Armchair theologians abound. In the old days, men wouldn't even whisper in that way believing that sacred truth is just that, too sacred to throw around like someone tossing dung out of a stall.
These kinds of fellows do just that to the demise of their own soul, and to the demise of others who "happen" to come across their page; which is unfortunate.
Not only is it a complete waste of time, but it carries with it warnings. "...they that are unlearned and unstable wrest, as they do also the other scriptures, unto their own destruction." (2 Peter 3:16).
It would be well worth you time to bookmark four or five biblically solid websites that have a treasury of articles and books, and forget actually taking to read garbage like that.
We are commanded not to do that. Commanded? Yes. "See then that you walk circumspectly, not as fools but as wise, redeeming the time, because the days are evil."(Eph. 5:15-16).
If we are serious about seeing time as precious, we don't have time for refuse of that sort.

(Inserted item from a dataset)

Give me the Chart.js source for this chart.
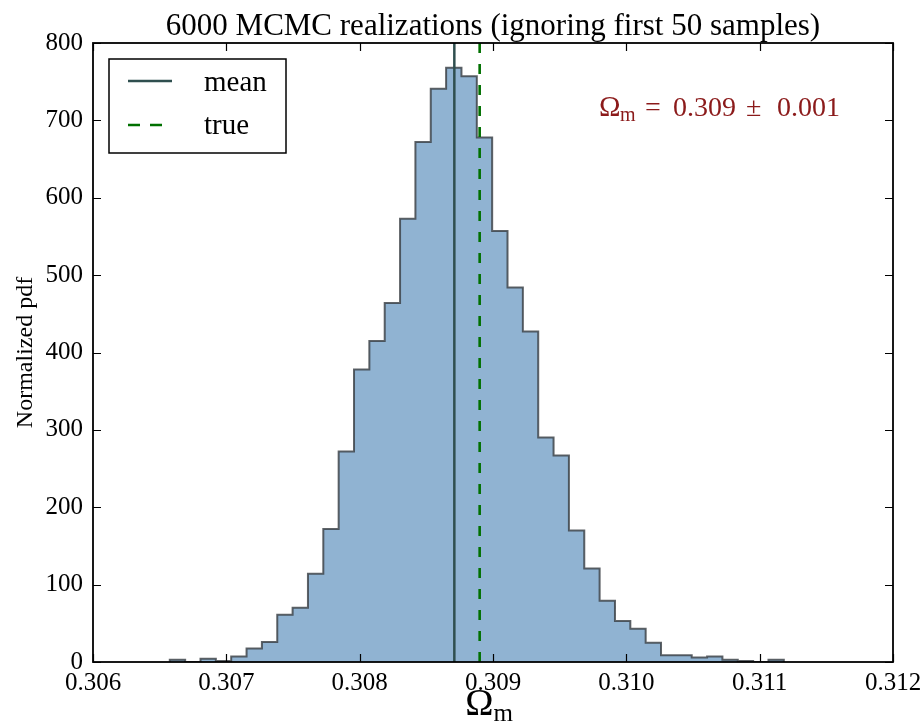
<!DOCTYPE html>
<html>
<head>
<meta charset="utf-8">
<script src="https://cdn.jsdelivr.net/npm/chart.js@4/dist/chart.umd.min.js"></script>
<style>
  html, body { margin: 0; padding: 0; background: #fff; }
  #wrap { width: 921px; height: 723px; }
</style>
</head>
<body>
<div id="wrap"><canvas id="myCanvas" width="921" height="723"></canvas></div>
<script>
// histogram of Omega_m from the MCMC chain (normalized pdf per bin)
const binStart = 0.306576;
const binWidth = 0.00011513;
const pdfValues = [
    2.9, 0, 4.3, 1.4, 7.2, 17.4, 26, 61, 70, 114,
    172, 272, 378, 415, 464, 573, 672, 741, 768, 757,
    678, 557, 484, 427, 290, 267, 170, 121, 79, 53,
    43, 25, 8.7, 8.7, 5.8, 7.2, 2.9, 1.4, 0, 2.9
];

const meanValue = 0.30871;
const trueValue = 0.3089;

const xTicks = [0.306, 0.307, 0.308, 0.309, 0.310, 0.311, 0.312];
const yTicks = [0, 100, 200, 300, 400, 500, 600, 700, 800];

const titleText = "6000 MCMC realizations (ignoring first 50 samples)";
const serif = "'Liberation Serif', 'Times New Roman', serif";

// step outline: rise at first edge, one point per bin edge, drop at last edge
// (stepped "before": horizontal at the previous value, then vertical)
const histPoints = [{ x: binStart, y: 0 }];
pdfValues.forEach((v, i) => {
    histPoints.push({ x: binStart + i * binWidth, y: v });
});
histPoints.push({ x: binStart + pdfValues.length * binWidth, y: 0 });

// draws frame, inward ticks, title, legend and the text labels
const overlay = {
    id: "overlay",
    afterDraw(chart) {
        const ctx = chart.ctx;
        const a = chart.chartArea;
        const x = chart.scales.x;
        const y = chart.scales.y;
        ctx.save();

        ctx.strokeStyle = "#000";
        ctx.lineWidth = 1.2;
        xTicks.forEach((t) => {
            const px = Math.round(x.getPixelForValue(t)) + 0.5;
            ctx.beginPath();
            ctx.moveTo(px, a.bottom); ctx.lineTo(px, a.bottom - 8);
            ctx.moveTo(px, a.top); ctx.lineTo(px, a.top + 8);
            ctx.stroke();
        });
        yTicks.forEach((t) => {
            const py = Math.round(y.getPixelForValue(t)) + 0.5;
            ctx.beginPath();
            ctx.moveTo(a.left, py); ctx.lineTo(a.left + 8, py);
            ctx.moveTo(a.right, py); ctx.lineTo(a.right - 8, py);
            ctx.stroke();
        });

        ctx.lineWidth = 1.8;
        ctx.strokeRect(a.left, a.top, a.right - a.left, a.bottom - a.top);

        // title
        ctx.fillStyle = "#000";
        ctx.textBaseline = "alphabetic";
        ctx.textAlign = "center";
        ctx.font = "31px " + serif;
        ctx.fillText(titleText, (a.left + a.right) / 2, 35);

        // legend box
        ctx.fillStyle = "#fff";
        ctx.fillRect(109, 59, 177, 94);
        ctx.lineWidth = 1.5;
        ctx.strokeStyle = "#000";
        ctx.strokeRect(109, 59, 177, 94);

        ctx.lineWidth = 2.5;
        ctx.strokeStyle = "#2f4f4f";
        ctx.beginPath();
        ctx.moveTo(128, 81); ctx.lineTo(172, 81);
        ctx.stroke();

        ctx.strokeStyle = "#007000";
        ctx.setLineDash([12, 10]);
        ctx.beginPath();
        ctx.moveTo(128, 125); ctx.lineTo(162, 125);
        ctx.stroke();
        ctx.setLineDash([]);

        ctx.fillStyle = "#000";
        ctx.textAlign = "left";
        ctx.font = "29px " + serif;
        ctx.fillText("mean", 204, 91);
        ctx.fillText("true", 204, 134);

        // fitted value, spaced like a math expression
        ctx.fillStyle = "#8b1a1a";
        ctx.font = "29px " + serif;
        ctx.fillText("\u03a9", 599, 116);
        ctx.font = "20px " + serif;
        ctx.fillText("m", 620, 121);
        ctx.font = "28px " + serif;
        ctx.fillText("=", 645, 116);
        ctx.fillText("0.309", 673, 116);
        ctx.fillText("\u00b1", 746, 116);
        ctx.fillText("0.001", 777, 116);

        // x axis label
        ctx.fillStyle = "#000";
        ctx.font = "38px " + serif;
        const omegaW = ctx.measureText("\u03a9").width;
        ctx.font = "25px " + serif;
        const subW = ctx.measureText("m").width;
        const lx = (a.left + a.right) / 2 - (omegaW + subW) / 2 - 4;
        ctx.font = "38px " + serif;
        ctx.fillText("\u03a9", lx, 715);
        ctx.font = "25px " + serif;
        ctx.fillText("m", lx + omegaW, 721);

        ctx.restore();
    }
};

const ctx = document.getElementById("myCanvas").getContext("2d");

new Chart(ctx, {
    type: "line",
    data: {
        datasets: [
            {
                label: "mean",
                data: [{ x: meanValue, y: 0 }, { x: meanValue, y: 800 }],
                borderColor: "#2f4f4f",
                borderWidth: 2.5,
                pointRadius: 0,
                fill: false,
            },
            {
                label: "true",
                data: [{ x: trueValue, y: 0 }, { x: trueValue, y: 800 }],
                borderColor: "#007000",
                borderWidth: 2.6,
                borderDash: [10, 11],
                pointRadius: 0,
                fill: false,
            },
            {
                label: "hist",
                data: histPoints,
                stepped: "before",
                borderColor: "rgba(55, 60, 65, 0.8)",
                borderWidth: 2,
                backgroundColor: "rgb(144, 179, 210)",
                pointRadius: 0,
                fill: "origin",
            },
        ],
    },
    options: {
        responsive: false,
        animation: false,
        layout: { padding: { top: 43, right: 28, left: 0, bottom: 0 } },
        plugins: {
            legend: { display: false },
            tooltip: { enabled: false },
            title: { display: false },
        },
        scales: {
            x: {
                type: "linear",
                min: 0.306,
                max: 0.312,
                afterFit: (s) => {
                    s.height = 61;
                    s.paddingLeft = 0;
                    s.paddingRight = 0;
                },
                afterBuildTicks: (s) => { s.ticks = xTicks.map((v) => ({ value: v })); },
                grid: { display: false, drawTicks: false },
                border: { display: false },
                ticks: {
                    autoSkip: false,
                    maxRotation: 0,
                    padding: 6,
                    color: "#000",
                    font: { family: serif, size: 25 },
                    callback: (v) => v.toFixed(3),
                },
            },
            y: {
                min: 0,
                max: 800,
                afterFit: (s) => {
                    s.width = 93;
                    s.paddingTop = 0;
                    s.paddingBottom = 0;
                },
                afterBuildTicks: (s) => { s.ticks = yTicks.map((v) => ({ value: v })); },
                grid: { display: false, drawTicks: false },
                border: { display: false },
                title: {
                    display: true,
                    text: "Normalized pdf",
                    color: "#000",
                    font: { family: serif, size: 24 },
                    padding: { top: 11, bottom: 4 },
                },
                ticks: {
                    padding: 10,
                    color: "#000",
                    font: { family: serif, size: 25 },
                },
            },
        },
    },
    plugins: [overlay],
});
</script>
</body>
</html>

Think about NEVER being able to gain back that time spent on such things, and being judged for it later on. If we are commanded to walk circumspectly, and we are dabbling in reading foolery by fools, its not wise, nor is it a help to our souls.

Would Edwards take the time? 5. Resolved, never to lose one moment of time; but improve it the most profitable way I possibly can.
 
It's useful for demonstrating that the suspected links between the Arminian party in Holland and the Socinians were not an invention of overheated Calvinistic imagination, but due to an affinity which remains to the present day. Here's an ex-Calvinist approvingly citing anti-Trinitarians (Channing, Racovian Catechism, Socinus) in a polemic against Calvinism -- is Calvinism the only part of God's revealed truth that he has given up?

Some of the claims are exaggerated and almost comically unself-aware. For instance:
Man is a sinner. Every person has folly bound up in the heart from earliest days (Prov. 22:15). But was Adam any different? The burden of proof is on the Calvinists to show that he was. The Scriptures never say so, and it is not our responsibility to prove a negative (a logical impossibility).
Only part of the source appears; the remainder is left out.